Are you often running late, even if it’s only by a couple minutes? Do you often feel hurried or like you’re rushing to get ready at the last minute? I used to be this way….until I stopped doing “one last thing.” I would be ready to leave the house, but it would be too early to leave so I’d do one more thing to fill up that extra time. Then before you knew it, I was rushing to get there and I would be late. Me…late! And I didn’t like how that felt — the rushing, the stress, the frenzy (even if only in my mind), the impatience when driving and then apologizing to people and really, knowing I wasn’t valuing their time. And I didn’t mean to! I’m not a late person. But I was trying to be efficient and pack more into my time which ended up doing all the wrong things for me. I didn’t feel better, I wasn’t more productive. Maybe it felt good to get the laundry started or write a quick email and check something else off the list, but that benefit never outweighed all the ick it caused. I lost more than I gained. The same would go for other things around the house. If I have planned to start getting ready at 7.30 so I can be on-time. But then I do one more email, fold the clothes, etc. and then it’s 7.40 and I’m already behind.

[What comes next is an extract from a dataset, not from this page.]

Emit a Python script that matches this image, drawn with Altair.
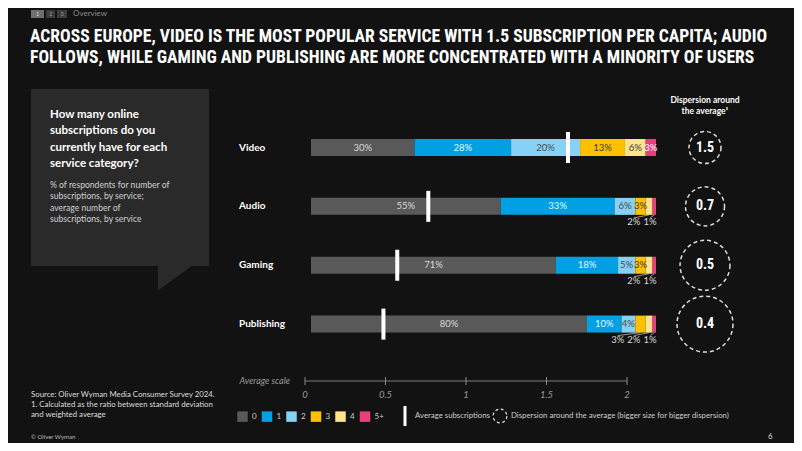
import altair as alt
import pandas as pd

# ---------------- data ----------------
categories = ["Video", "Audio", "Gaming", "Publishing"]
buckets = ["0", "1", "2", "3", "4", "5+"]
video_share = [30, 28, 20, 13, 6, 3]
audio_share = [55, 33, 6, 3, 2, 1]
gaming_share = [71, 18, 5, 3, 2, 1]
publishing_share = [80, 10, 4, 3, 2, 1]
average_subs = [1.49, 0.68, 0.50, 0.42]
dispersion_labels = ["1.5", "0.7", "0.5", "0.4"]
dispersion_size = [1.0, 1.22, 1.56, 1.75]   # relative circle size
below_labels = [("Audio", "4"), ("Audio", "5+"), ("Gaming", "4"), ("Gaming", "5+"),
                ("Publishing", "3"), ("Publishing", "4"), ("Publishing", "5+")]
scale_ticks = [0, 0.5, 1, 1.5, 2]
scale_tick_labels = ["0", "0.5", "1", "1.5", "2"]

bucket_colors = ["#595959", "#00a0e3", "#86d1f5", "#ffc000", "#ffe38f", "#e6407f"]
label_colors = ["#d9d9d9", "#e6f6ff", "#4a4a4a", "#3a3a3a", "#3a3a3a", "#ffffff"]

BG = "#121212"
BODY = "Lato"
COND = "Roboto Condensed"

# ---------------- tables ----------------
shares = [video_share, audio_share, gaming_share, publishing_share]
rows = []
for r, (cat, vals) in enumerate(zip(categories, shares)):
    start = 0
    below = [b for (c, b) in below_labels if c == cat]
    for i, (b, v) in enumerate(zip(buckets, vals)):
        end = start + v
        pos = "below" if b in below else "in"
        rows.append(dict(cat=cat, row=r, bucket=b, pct=v, start=start, end=end,
                         mid=(start + end) / 2, label=f"{v}%", pos=pos,
                         tcolor=label_colors[i]))
        start = end
df = pd.DataFrame(rows)
df["labx"] = df["mid"]
for cat in categories:
    sub = df[(df.cat == cat) & (df.pos == "below")].sort_values("start", ascending=False)
    for k, idx in enumerate(sub.index):
        df.loc[idx, "labx"] = 98.3 - 4.7 * k

avg_df = pd.DataFrame(dict(cat=categories, row=range(4), avg=average_subs,
                           disp=dispersion_size, dlabel=dispersion_labels))
ticks_df = pd.DataFrame(dict(t=scale_ticks, lab=scale_tick_labels))

# ---------------- scales ----------------
xs_pct = alt.Scale(domain=[0, 100], range=[303, 648], nice=False, zero=False)
xs_avg = alt.Scale(domain=[0, 2], range=[303, 648], nice=False, zero=False)
xs_axis = alt.Scale(domain=[0, 2], range=[297, 619], nice=False, zero=False)
ys = alt.Scale(domain=[0, 3], range=[134.5, 321.1], nice=False, zero=False)

one = pd.DataFrame({"d": [0]})


def text(s, x, y, size=9, color="#ffffff", weight="normal", font=BODY,
         align="left", italic=False, lh=None):
    kw = dict(fontSize=size, color=color, fontWeight=weight, font=font,
              align=align, baseline="middle")
    if italic:
        kw["fontStyle"] = "italic"
    if lh:
        kw["lineHeight"] = lh
    if "\n" in s:
        kw["lineBreak"] = "\n"
    return alt.Chart(pd.DataFrame({"t": [s]})).mark_text(**kw).encode(
        text="t:N", x=alt.value(x), y=alt.value(y))


def rect(x, x2, y, y2, color):
    return alt.Chart(one).mark_rect(color=color).encode(
        x=alt.value(x), x2=alt.value(x2), y=alt.value(y), y2=alt.value(y2))


layers = []

# breadcrumb
layers += [rect(23, 36, 2, 10, "#6e6e6e"), rect(38, 47, 2, 10, "#3c3c3c"),
           rect(49, 59, 2, 10, "#3c3c3c"),
           text("1", 29.5, 6, 5.5, "#dddddd", align="center"),
           text("2", 42.5, 6, 5.5, "#999999", align="center"),
           text("3", 54, 6, 5.5, "#999999", align="center"),
           text("Overview", 65, 6, 8, "#8a8a8a")]

# title
layers += [
    text("ACROSS EUROPE, VIDEO IS THE MOST POPULAR SERVICE WITH 1.5 SUBSCRIPTION PER CAPITA; AUDIO",
         22, 28.5, 17.6, "#ffffff", "bold", COND),
    text("FOLLOWS, WHILE GAMING AND PUBLISHING ARE MORE CONCENTRATED WITH A MINORITY OF USERS",
         22, 49.5, 17.6, "#ffffff", "bold", COND),
]

# question box with tail
layers.append(rect(23, 201, 81, 258, "#2a2a2a"))
layers.append(
    alt.Chart(one).mark_point(shape="M -1 -0.75 L 1 -0.75 L -1 0.7 Z", filled=True,
                              fill="#2a2a2a", strokeWidth=0, opacity=1, size=1156)
    .encode(x=alt.value(167), y=alt.value(270.5)))
layers.append(text("How many online\nsubscriptions do you\ncurrently have for each\nservice category?",
                   42, 107, 11.5, "#ffffff", "bold", lh=16.3))
layers.append(text("% of respondents for number of\nsubscriptions, by service;\naverage number of\nsubscriptions, by service",
                   42, 177, 8.6, "#d0d0d0", lh=11.4))

# category labels
layers.append(alt.Chart(avg_df).mark_text(align="left", baseline="middle", font=BODY,
                                          fontWeight="bold", fontSize=10, color="#ffffff")
              .encode(x=alt.value(231), y=alt.Y("row:Q", scale=ys, axis=None), text="cat:N"))

# bars
layers.append(
    alt.Chart(df).mark_bar(size=17, orient="horizontal").encode(
        x=alt.X("start:Q", scale=xs_pct, axis=None),
        x2="end:Q",
        y=alt.Y("row:Q", scale=ys, axis=None),
        color=alt.Color("bucket:N", scale=alt.Scale(domain=buckets, range=bucket_colors),
                        legend=alt.Legend(orient="none", legendX=229, legendY=403,
                                          direction="horizontal", title=None,
                                          symbolType="square", symbolSize=110,
                                          symbolStrokeWidth=0, labelColor="#cccccc",
                                          labelFont=BODY, labelFontSize=8,
                                          labelOffset=4, columnPadding=4.5, padding=0)),
    ))

# in-bar labels
layers.append(
    alt.Chart(df[df.pos == "in"]).mark_text(font=BODY, fontSize=9.5, baseline="middle")
    .encode(x=alt.X("mid:Q", scale=xs_pct, axis=None),
            y=alt.Y("row:Q", scale=ys, axis=None),
            text="label:N", color=alt.Color("tcolor:N", scale=None)))

# connectors + labels under the bars
layers.append(
    alt.Chart(df[df.pos == "below"]).mark_rule(color="#d0d0d0", strokeWidth=0.7,
                                               yOffset=8.5, y2Offset=11.5)
    .encode(x=alt.X("mid:Q", scale=xs_pct, axis=None), x2="labx:Q",
            y=alt.Y("row:Q", scale=ys, axis=None), y2="row:Q"))
layers.append(
    alt.Chart(df[df.pos == "below"]).mark_text(font=BODY, fontSize=9.5, baseline="middle",
                                               dy=16, color="#d9d9d9")
    .encode(x=alt.X("labx:Q", scale=xs_pct, axis=None),
            y=alt.Y("row:Q", scale=ys, axis=None), text="label:N"))

# average markers
layers.append(
    alt.Chart(avg_df).mark_rule(color="#ffffff", strokeWidth=4, yOffset=-15.5, y2Offset=15.5)
    .encode(x=alt.X("avg:Q", scale=xs_avg, axis=None),
            y=alt.Y("row:Q", scale=ys, axis=None), y2="row:Q"))

# dispersion circles
layers.append(text("Dispersion around\nthe average¹", 697, 92, 8.5, "#ffffff", "bold",
                   align="center", lh=10.5))
layers.append(
    alt.Chart(avg_df).mark_point(shape="circle", filled=False, color="#dddddd",
                                 strokeWidth=1.5, strokeDash=[4, 3], opacity=1)
    .encode(x=alt.value(697), y=alt.Y("row:Q", scale=ys, axis=None),
            size=alt.Size("disp:Q", scale=alt.Scale(type="pow", exponent=2,
                                                   domain=[0, 1.75], range=[0, 3136]),
                          legend=None)))
layers.append(
    alt.Chart(avg_df).mark_text(font=COND, fontWeight="bold", fontSize=14, color="#ffffff",
                                baseline="middle")
    .encode(x=alt.value(697), y=alt.Y("row:Q", scale=ys, axis=None), text="dlabel:N"))

# average scale
layers.append(text("Average scale", 282, 373, 9, "#9a9a9a", align="right", italic=True))
layers.append(
    alt.Chart(pd.DataFrame({"a": [0], "b": [2]})).mark_rule(color="#7a7a7a", strokeWidth=1)
    .encode(x=alt.X("a:Q", scale=xs_axis, axis=None), x2="b:Q", y=alt.value(373)))
layers.append(
    alt.Chart(ticks_df).mark_rule(color="#8a8a8a", strokeWidth=1)
    .encode(x=alt.X("t:Q", scale=xs_axis, axis=None), y=alt.value(369), y2=alt.value(377)))
layers.append(
    alt.Chart(ticks_df).mark_text(font=BODY, fontStyle="italic", fontSize=9.5,
                                  color="#9a9a9a", baseline="middle")
    .encode(x=alt.X("t:Q", scale=xs_axis, axis=None), y=alt.value(387), text="lab:N"))

# other legend items
layers.append(alt.Chart(one).mark_rule(color="#ffffff", strokeWidth=3)
              .encode(x=alt.value(397), y=alt.value(398), y2=alt.value(418)))
layers.append(text("Average subscriptions", 407, 408, 7.8, "#cccccc"))
layers.append(alt.Chart(one).mark_point(shape="circle", filled=False, color="#dddddd",
                                        strokeWidth=1.2, strokeDash=[3, 2.5], opacity=1,
                                        size=190)
              .encode(x=alt.value(492), y=alt.value(408)))
layers.append(text("Dispersion around the average (bigger size for bigger dispersion)",
                   503, 408, 7.8, "#cccccc"))

# source / footer
layers.append(text("Source: Oliver Wyman Media Consumer Survey 2024.\n1. Calculated as the ratio between standard deviation\nand weighted average",
                   23, 387, 7.8, "#dddddd", lh=9.8))
layers.append(text("© Oliver Wyman", 23, 428.5, 6, "#bbbbbb"))
layers.append(text("6", 760, 429, 8, "#dddddd"))

chart = (alt.layer(*layers)
         .resolve_scale(x="independent", color="independent", size="independent")
         .properties(width=786, height=435, autosize="none", padding=0, background=BG)
         .configure_view(strokeWidth=0))

chart.save("out.html", embed_options={"renderer": "svg", "actions": False})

So I stopped doing “one last thing” and I sit. I think. I leave early so I can be more leisurely instead of rushed. And with the advent of the smartphone, I can send a quick email or return a call when I get there. Or I can read when I’m early. I use my extra time as a gift of time to do something that makes me happy instead of the stress of rushing. Extra time, down time and space are all good things so let some into your life and be okay with it. It’s like we’ve told ourselves that we’re not allowed to just sit there. That it’s bad if we’re not always busy. But it is a good thing to have that extra time. You can relax and restore, take a much needed break and feel creative all in a small pocket of time.
It isn’t always easy and it isn’t permanent as I have to keep working at it. If I start to feel like doing one more thing, I tell myself, “Stop. You can do this later.” I feel so much better when I stick to the plan and I look at being early, ahead of schedule or extra time as a reward. So are you always a few minutes late or feel rushed? Can you stop doing “one last thing?”